Nitrogen dioxide (NO$_2$) is a primary atmospheric pollutant and a significant contributor to respiratory morbidity and urban climate-related challenges. While satellite platforms like Sentinel-2 provide global coverage, their native spatial resolution often limits the precision required, fine-grained NO$_2$ assessment. To address this, we propose TinyNina, a resource-efficient Edge-AI framework specifically engineered for sustainable environmental monitoring. TinyNina implements a novel intra-image learning paradigm that leverages the multi-spectral hierarchy of Sentinel-2 as internal training labels, effectively eliminating the dependency on costly and often unavailable external high-resolution reference datasets. The framework incorporates wavelength-specific attention gates and depthwise separable convolutions to preserve pollutant-sensitive spectral features while maintaining an ultra-lightweight footprint of only 51K parameters. Experimental results, validated against 3,276 matched satellite-ground station pairs, demonstrate that TinyNina achieves a state-of-the-art Mean Absolute Error (MAE) of 7.4 $μ$g/m$^3$. This performance represents a 95% reduction in computational overhead and 47$\times$ faster inference compared to high-capacity models such as EDSR and RCAN. By prioritizing task-specific utility and architectural efficiency, TinyNina provides a scalable, low-latency solution for real-time air quality monitoring in smart city infrastructures.

Figures (10)

• Figure 1: Map illustrating the locations of air pollution monitoring stations that provide ground-truth data for NO2 pollutant levels.

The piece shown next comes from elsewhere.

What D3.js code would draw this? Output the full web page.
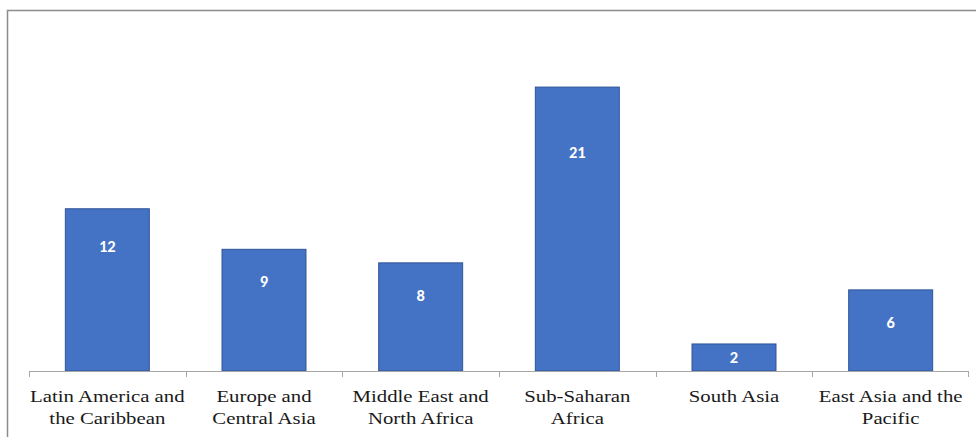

• Figure 2: Detailed information on the twelve Sentinel-2 spectral bands for a specific location. The rows are color-coded to differentiate spatial resolutions: yellow highlights the 10m bands, red represents the 20m bands, and blue indicates the 60m bands, providing a clear overview of the wavelength and resolution for each band.
• Figure 3: End-to-end architecture for NO2 prediction integrating (1) Sentinel-2 data preprocessing, (2) TinyNina spectral super-resolution, and (3) ResNet50-based concentration estimation. The system maintains temporal synchronization between satellite acquisitions and ground station measurements while preserving spectral-spatial features critical for accurate pollution mapping.
• Figure 4: TinyNina's super-resolution architecture: (a) Spectral attention gates weight bands by NO2 sensitivity, (b) Depthwise separable convolutions reduce parameters while extracting spatial-spectral features, and (c) Residual upsampling with PixelShuffle generates high-resolution outputs.
• Figure 5: Training convergence comparison of super-resolution models across Naive SR and Channel SR tasks. The proposed TinyNina model demonstrates faster and more stable convergence compared to baseline architectures (EDSR, RCAN, and NinaB1). In the Channel SR setting, TinyNina achieves optimal performance within 50 epochs, while requiring substantially fewer training iterations than EDSR, which requires approximately 200 epochs to converge despite having 800$\times$ more parameters.